Can you believe that it's 2017 and this is the third time I've had to disavow that trope this goddamn week?

Anyway. This isn't a review of twenty-first century America, so I'll move on. (But don't you kinda wish it was? Not even a little? Got it.)

After I really loved Me Before You, I a) immediately fell into a slump and b) attempted to remedy said slump by acquiring as many Jojo Moyes books as possible. And I've learned that liking that book, which I am terrified I'll reread and hate and hence will forever avoid, may have been my sole positive Moyes experience.

No, that's not true. I met her at a library event in the city once, and she had a perfect accent and was very nice and noticed that I had brought my own copies of her books, which was very endearing, and then charmingly and British-ly said, "A bookworm, isn't she? Lovely." Or something to that effect.

And One Plus One wasn't bad.

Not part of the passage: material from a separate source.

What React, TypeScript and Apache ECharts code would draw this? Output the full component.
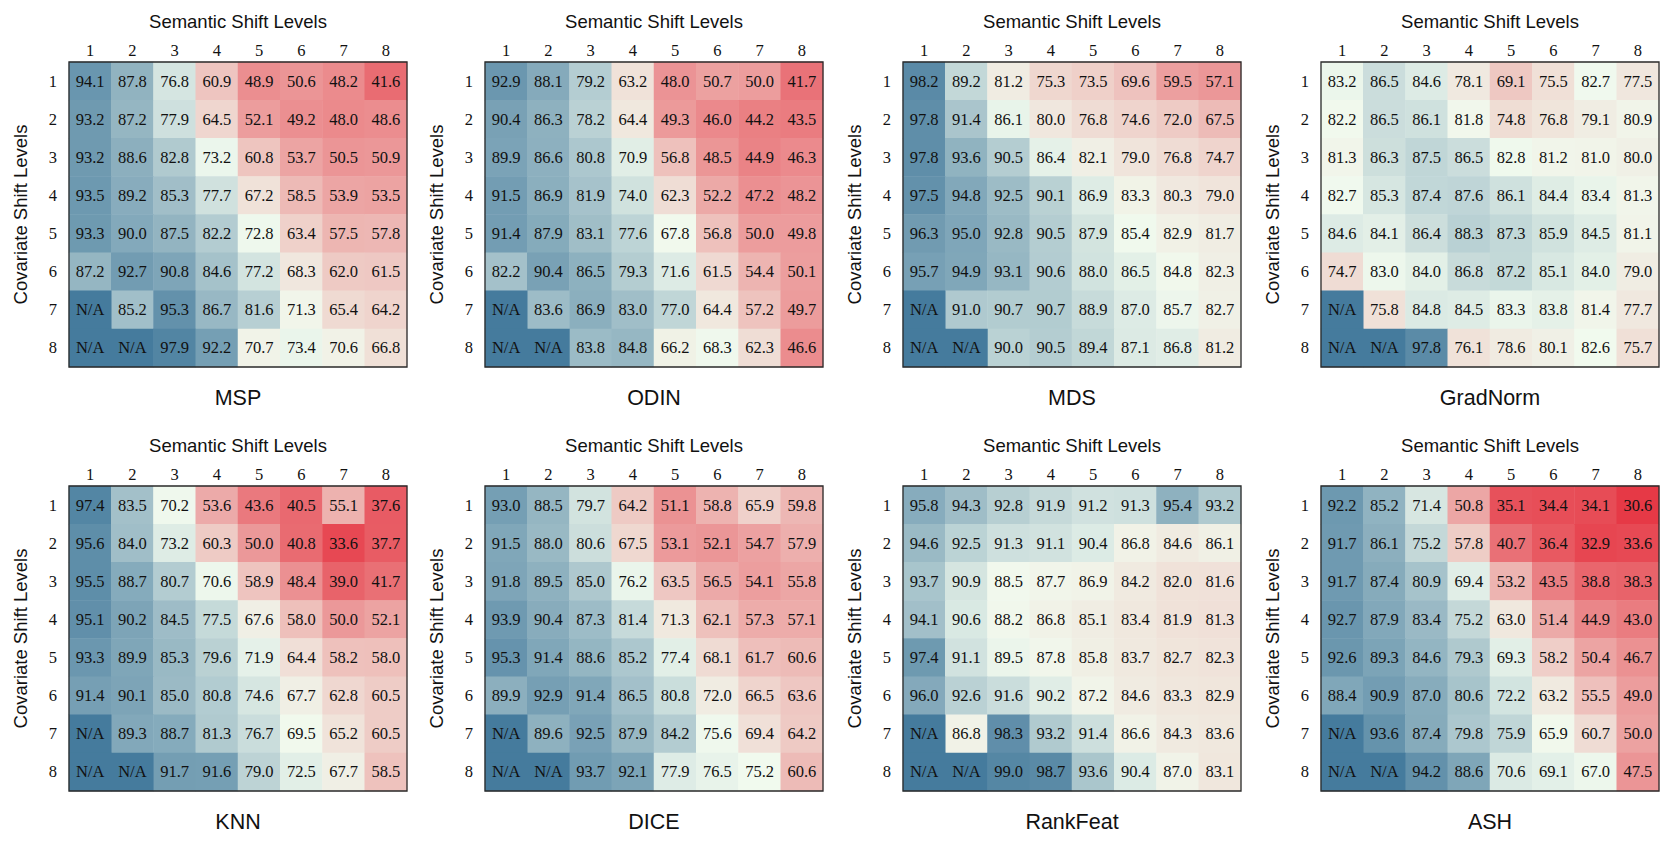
import React, { useEffect, useRef } from "react";
import * as echarts from "echarts";

const levels = ["1", "2", "3", "4", "5", "6", "7", "8"];
const methods = ["MSP", "ODIN", "MDS", "GradNorm", "KNN", "DICE", "RankFeat", "ASH"];
const xTitle = "Semantic Shift Levels";
const yTitle = "Covariate Shift Levels";
const naText = "N/A";

const msp = [
  [94.1, 87.8, 76.8, 60.9, 48.9, 50.6, 48.2, 41.6],
  [93.2, 87.2, 77.9, 64.5, 52.1, 49.2, 48.0, 48.6],
  [93.2, 88.6, 82.8, 73.2, 60.8, 53.7, 50.5, 50.9],
  [93.5, 89.2, 85.3, 77.7, 67.2, 58.5, 53.9, 53.5],
  [93.3, 90.0, 87.5, 82.2, 72.8, 63.4, 57.5, 57.8],
  [87.2, 92.7, 90.8, 84.6, 77.2, 68.3, 62.0, 61.5],
  [null, 85.2, 95.3, 86.7, 81.6, 71.3, 65.4, 64.2],
  [null, null, 97.9, 92.2, 70.7, 73.4, 70.6, 66.8],
];
const odin = [
  [92.9, 88.1, 79.2, 63.2, 48.0, 50.7, 50.0, 41.7],
  [90.4, 86.3, 78.2, 64.4, 49.3, 46.0, 44.2, 43.5],
  [89.9, 86.6, 80.8, 70.9, 56.8, 48.5, 44.9, 46.3],
  [91.5, 86.9, 81.9, 74.0, 62.3, 52.2, 47.2, 48.2],
  [91.4, 87.9, 83.1, 77.6, 67.8, 56.8, 50.0, 49.8],
  [82.2, 90.4, 86.5, 79.3, 71.6, 61.5, 54.4, 50.1],
  [null, 83.6, 86.9, 83.0, 77.0, 64.4, 57.2, 49.7],
  [null, null, 83.8, 84.8, 66.2, 68.3, 62.3, 46.6],
];
const mds = [
  [98.2, 89.2, 81.2, 75.3, 73.5, 69.6, 59.5, 57.1],
  [97.8, 91.4, 86.1, 80.0, 76.8, 74.6, 72.0, 67.5],
  [97.8, 93.6, 90.5, 86.4, 82.1, 79.0, 76.8, 74.7],
  [97.5, 94.8, 92.5, 90.1, 86.9, 83.3, 80.3, 79.0],
  [96.3, 95.0, 92.8, 90.5, 87.9, 85.4, 82.9, 81.7],
  [95.7, 94.9, 93.1, 90.6, 88.0, 86.5, 84.8, 82.3],
  [null, 91.0, 90.7, 90.7, 88.9, 87.0, 85.7, 82.7],
  [null, null, 90.0, 90.5, 89.4, 87.1, 86.8, 81.2],
];
const gradnorm = [
  [83.2, 86.5, 84.6, 78.1, 69.1, 75.5, 82.7, 77.5],
  [82.2, 86.5, 86.1, 81.8, 74.8, 76.8, 79.1, 80.9],
  [81.3, 86.3, 87.5, 86.5, 82.8, 81.2, 81.0, 80.0],
  [82.7, 85.3, 87.4, 87.6, 86.1, 84.4, 83.4, 81.3],
  [84.6, 84.1, 86.4, 88.3, 87.3, 85.9, 84.5, 81.1],
  [74.7, 83.0, 84.0, 86.8, 87.2, 85.1, 84.0, 79.0],
  [null, 75.8, 84.8, 84.5, 83.3, 83.8, 81.4, 77.7],
  [null, null, 97.8, 76.1, 78.6, 80.1, 82.6, 75.7],
];
const knn = [
  [97.4, 83.5, 70.2, 53.6, 43.6, 40.5, 55.1, 37.6],
  [95.6, 84.0, 73.2, 60.3, 50.0, 40.8, 33.6, 37.7],
  [95.5, 88.7, 80.7, 70.6, 58.9, 48.4, 39.0, 41.7],
  [95.1, 90.2, 84.5, 77.5, 67.6, 58.0, 50.0, 52.1],
  [93.3, 89.9, 85.3, 79.6, 71.9, 64.4, 58.2, 58.0],
  [91.4, 90.1, 85.0, 80.8, 74.6, 67.7, 62.8, 60.5],
  [null, 89.3, 88.7, 81.3, 76.7, 69.5, 65.2, 60.5],
  [null, null, 91.7, 91.6, 79.0, 72.5, 67.7, 58.5],
];
const dice = [
  [93.0, 88.5, 79.7, 64.2, 51.1, 58.8, 65.9, 59.8],
  [91.5, 88.0, 80.6, 67.5, 53.1, 52.1, 54.7, 57.9],
  [91.8, 89.5, 85.0, 76.2, 63.5, 56.5, 54.1, 55.8],
  [93.9, 90.4, 87.3, 81.4, 71.3, 62.1, 57.3, 57.1],
  [95.3, 91.4, 88.6, 85.2, 77.4, 68.1, 61.7, 60.6],
  [89.9, 92.9, 91.4, 86.5, 80.8, 72.0, 66.5, 63.6],
  [null, 89.6, 92.5, 87.9, 84.2, 75.6, 69.4, 64.2],
  [null, null, 93.7, 92.1, 77.9, 76.5, 75.2, 60.6],
];
const rankfeat = [
  [95.8, 94.3, 92.8, 91.9, 91.2, 91.3, 95.4, 93.2],
  [94.6, 92.5, 91.3, 91.1, 90.4, 86.8, 84.6, 86.1],
  [93.7, 90.9, 88.5, 87.7, 86.9, 84.2, 82.0, 81.6],
  [94.1, 90.6, 88.2, 86.8, 85.1, 83.4, 81.9, 81.3],
  [97.4, 91.1, 89.5, 87.8, 85.8, 83.7, 82.7, 82.3],
  [96.0, 92.6, 91.6, 90.2, 87.2, 84.6, 83.3, 82.9],
  [null, 86.8, 98.3, 93.2, 91.4, 86.6, 84.3, 83.6],
  [null, null, 99.0, 98.7, 93.6, 90.4, 87.0, 83.1],
];
const ash = [
  [92.2, 85.2, 71.4, 50.8, 35.1, 34.4, 34.1, 30.6],
  [91.7, 86.1, 75.2, 57.8, 40.7, 36.4, 32.9, 33.6],
  [91.7, 87.4, 80.9, 69.4, 53.2, 43.5, 38.8, 38.3],
  [92.7, 87.9, 83.4, 75.2, 63.0, 51.4, 44.9, 43.0],
  [92.6, 89.3, 84.6, 79.3, 69.3, 58.2, 50.4, 46.7],
  [88.4, 90.9, 87.0, 80.6, 72.2, 63.2, 55.5, 49.0],
  [null, 93.6, 87.4, 79.8, 75.9, 65.9, 60.7, 50.0],
  [null, null, 94.2, 88.6, 70.6, 69.1, 67.0, 47.5],
];

const tables: (number | null)[][][] = [msp, odin, mds, gradnorm, knn, dice, rankfeat, ash];

// colour scale (style)
const SCALE_MAX = 100;
const BLUE = [0x45, 0x7b, 0x9d];
const WHITE = [0xf1, 0xfa, 0xee];
const RED = [0xe6, 0x39, 0x46];
const NA_COLOR = "#457b9d";

const mix = (a: number[], b: number[], t: number) => {
  const tt = Math.max(0, Math.min(1, t));
  const c = a.map((v, i) => Math.round(v + (b[i] - v) * tt));
  return `rgb(${c[0]},${c[1]},${c[2]})`;
};

function buildStops(center: number, lo: number, hi: number, k = 220) {
  const out: string[] = [];
  for (let i = 0; i < k; i++) {
    const v = lo + ((hi - lo) * i) / (k - 1);
    if (v < center) out.push(mix(WHITE, RED, (center - v) / (center - lo)));
    else out.push(mix(WHITE, BLUE, (v - center) / (hi - center)));
  }
  return out;
}

// layout (style)
const gridLefts = [69, 485, 903, 1321];
const gridTops = [62, 486];
const GW = 338;
const GH = 305;
const serif = "'Liberation Serif', 'Times New Roman', serif";
const sans = "'Liberation Sans', Arial, sans-serif";
const NUM_SIZE = 16.5;

export default function App() {
  const ref = useRef<HTMLDivElement>(null);
  useEffect(() => {
    if (!ref.current) return;
    const chart = echarts.init(ref.current, undefined, { renderer: "svg" });

    const allVals = tables.flat(2).filter((v) => v != null) as number[];
    const globalMin = Math.min(...allVals);

    const grids: any[] = [];
    const xAxes: any[] = [];
    const yAxes: any[] = [];
    const series: any[] = [];
    const visualMaps: any[] = [];
    const graphics: any[] = [];

    tables.forEach((tbl, i) => {
      const col = i % 4;
      const row = Math.floor(i / 4);
      const left = gridLefts[col];
      const top = gridTops[row];
      grids.push({
        left,
        top,
        width: GW,
        height: GH,
        show: true,
        borderColor: "#2a2a2a",
        borderWidth: 1.3,
        backgroundColor: "transparent",
        z: 10,
      });
      xAxes.push({
        type: "category",
        gridIndex: i,
        data: levels,
        position: "top",
        name: xTitle,
        nameLocation: "middle",
        nameGap: 31,
        nameTextStyle: { fontFamily: sans, fontSize: 18.5, color: "#111" },
        axisLine: { show: false },
        axisTick: { show: false },
        splitLine: { show: false },
        axisLabel: { fontFamily: serif, fontSize: NUM_SIZE, color: "#111", margin: 3 },
      });
      yAxes.push({
        type: "category",
        gridIndex: i,
        data: levels,
        inverse: true,
        name: yTitle,
        nameLocation: "middle",
        nameGap: 39,
        nameRotate: 90,
        nameTextStyle: { fontFamily: sans, fontSize: 18.5, color: "#111" },
        axisLine: { show: false },
        axisTick: { show: false },
        splitLine: { show: false },
        axisLabel: { fontFamily: serif, fontSize: NUM_SIZE, color: "#111", margin: 12 },
      });

      const vals: any[] = [];
      const nas: any[] = [];
      tbl.forEach((r, ri) =>
        r.forEach((v, ci) => {
          if (v == null) nas.push([ci, ri, SCALE_MAX]);
          else vals.push([ci, ri, v]);
        })
      );
      const nums = vals.map((d) => d[2] as number);
      const center = nums.reduce((a, b) => a + b, 0) / nums.length;

      const sIdx = series.length;
      series.push({
        type: "heatmap",
        xAxisIndex: i,
        yAxisIndex: i,
        data: vals,
        z: 2,
        label: {
          show: true,
          fontFamily: serif,
          fontSize: NUM_SIZE,
          color: "#111",
          formatter: (p: any) => (p.value[2] as number).toFixed(1),
        },
        itemStyle: { borderWidth: 0 },
        emphasis: { disabled: true },
      });
      series.push({
        type: "heatmap",
        xAxisIndex: i,
        yAxisIndex: i,
        data: nas,
        z: 2,
        itemStyle: { borderWidth: 0 },
        label: {
          show: true,
          fontFamily: serif,
          fontSize: NUM_SIZE,
          color: "#111",
          formatter: () => naText,
        },
        emphasis: { disabled: true },
      });
      visualMaps.push({
        type: "continuous",
        show: false,
        seriesIndex: sIdx,
        dimension: 2,
        min: globalMin,
        max: SCALE_MAX,
        inRange: { color: buildStops(center, globalMin, SCALE_MAX) },
      });
      visualMaps.push({
        type: "continuous",
        show: false,
        seriesIndex: sIdx + 1,
        dimension: 2,
        min: 0,
        max: SCALE_MAX,
        inRange: { color: [NA_COLOR, NA_COLOR] },
      });
      graphics.push({
        type: "text",
        x: left + GW / 2,
        y: top + GH + 31,
        style: {
          text: methods[i],
          font: `21.5px ${sans}`,
          fill: "#111",
          align: "center",
          verticalAlign: "middle",
          textAlign: "center",
          textVerticalAlign: "middle",
        },
      });
    });

    chart.setOption({
      animation: false,
      backgroundColor: "#ffffff",
      grid: grids,
      xAxis: xAxes,
      yAxis: yAxes,
      visualMap: visualMaps,
      series,
      graphic: graphics,
    });
    return () => chart.dispose();
  }, []);

  return (
    <div
      ref={ref}
      style={{ position: "fixed", left: 0, top: 0, width: 1660, height: 848, background: "#fff" }}
    />
  );
}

But this book is.

It felt alternately boring and overwrought, and I initially picked this up pretty soon after reading All the Light We Cannot See, and it's really just unfair to authors everywhere to pick up chick-lit historical fiction after picking up Pulitzer Prize-winning historical fiction.

So I put this down for a while, and then I picked it back up, and then I determined picking it up again was the wrong choice and promptly put it back on my shelf to take up space and go unread.

Probably I'll sell it.

But in all seriousness, I'll likely have an eternal soft spot for Jojo Moyes, will probably pick up her next book if it comes out within the next year (I don't know if she has one lined up but whatever) - AND IF IT DOESN'T FOCUS ON LOUISA AGAIN, BECAUSE GOD F*CKING DAMN IT AFTER YOU RUINED MY LIFE.

AND NOT IN THE GOOD WAY.

(the other thing I was trying to say before distracting myself was that this book is not for me, but it could be, quite possibly, for you.)

(this is part of a project I'm doing in which I write mini-reviews of books I read a while back. the unintentional joke is that they become less and less "mini" with each passing day.)